The Florida Supreme Court, having received certified questions from the 11th Circuit Court of Appeals of the United States on the topic, is set to address the constitutional questions raised by the legislature's medical malpractice damage caps passed into law in 2003. The case is McCall v. The United States of America. The Draconian legislation capped non-economic damages in medical malpractice cases in Florida. Since 2003, the medical industry in Florida has enjoyed a level of protection never before seen in Florida.
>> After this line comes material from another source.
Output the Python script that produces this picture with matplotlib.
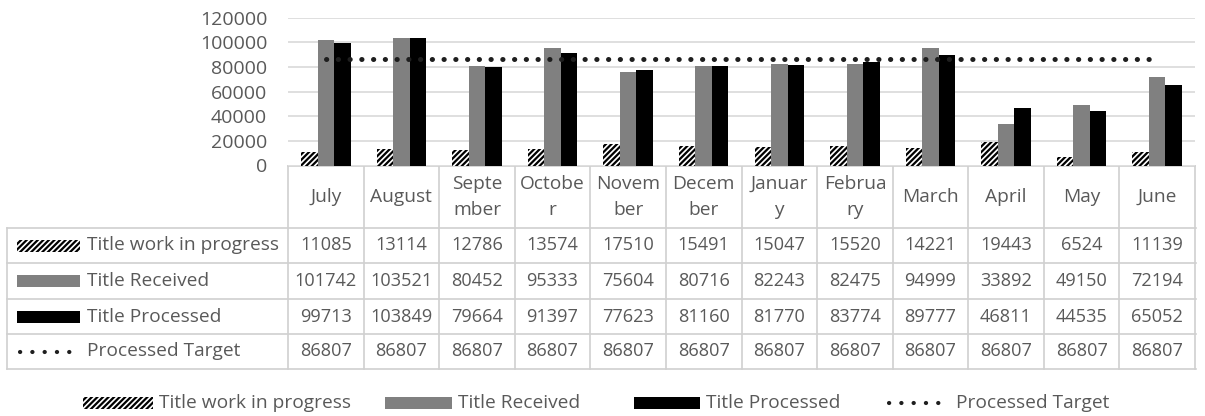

Catastrophically injured medical malpractice victims, meanwhile, have been kicked to the curb, many if not most of them unable to find competent counsel and unable to recover justice.
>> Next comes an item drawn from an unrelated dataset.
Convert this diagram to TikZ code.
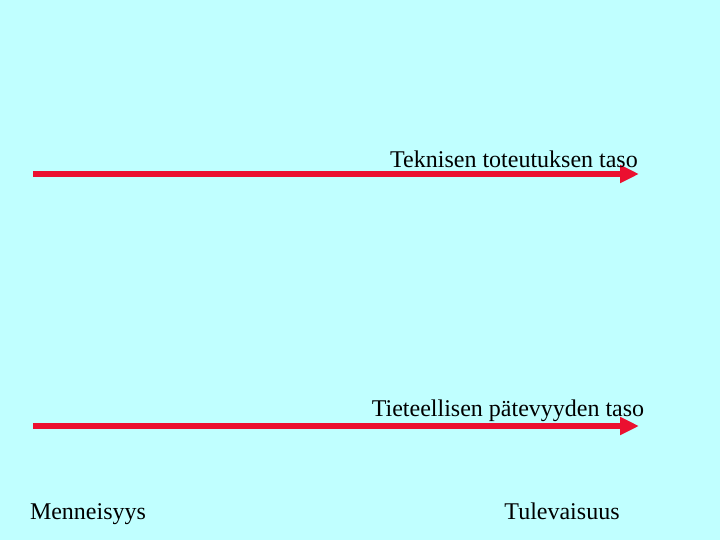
\documentclass[tikz,border=0pt]{standalone}
\usepackage{fontspec}
\setmainfont{Liberation Serif}
\usetikzlibrary{arrows.meta}
\usetikzlibrary{positioning}
\definecolor{bgcyan}{RGB}{192,255,255}
\definecolor{arrowred}{RGB}{235,16,48}

\begin{document}
\begin{tikzpicture}[x=1pt,y=-1pt,
    level/.style={draw=arrowred, line width=6.5pt, -{Triangle[length=19pt,width=17pt]}},
    label/.style={anchor=base, inner sep=0pt, font=\fontsize{24}{28}\selectfont}]
		\fill[bgcyan] (0,0) rectangle (720,540);
		\useasboundingbox (0,0) rectangle (720,540);
		% tasot
		\coordinate (tekA) at (33,174);
		\coordinate (tekB) at (639,174);
		\coordinate (tieA) at (33,426);
		\coordinate (tieB) at (639,426);
		\draw[level] (tekA) -- (tekB);
		\draw[level] (tieA) -- (tieB);
		\node[label] (tek) at (514,168) {Teknisen toteutuksen taso};
		\node[label] (tie) at (508,416) {Tieteellisen pätevyyden taso};
		% aika
		\node[label] (menn) at (88,519) {Menneisyys};
		\node[label] (tule) at (562,519) {Tulevaisuus};
	    \end{tikzpicture}
\end{document}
Here is the initial brief filed by the plaintiff:
Open publication - Free publishing - More damage caps
The caps, ranging from $500,000 to $1.5 million depending on the case, have created two classes of citizens: those with minor injuries capable of recovering full justice, full compensation, and those with catastrophic injuries who are unable to recover full justice. Was this a fair way of dispensing with so-called "frivolous litigation?" Does eliminating the rights of the most injured, the most in need of help, create fairness in our society? Damage caps were a feature of the Bush/Karl Rove era. They are sinister and have nothing to do with frivolous litigation and everything to do with stacking the deck in favor of the medical industry, while hurting the trial bar, a group that gives money to Democrats. Politics got in the way of sound public policy. Let's hope the Supreme Court addresses this case based on the merits, and based on fairness, not on politics!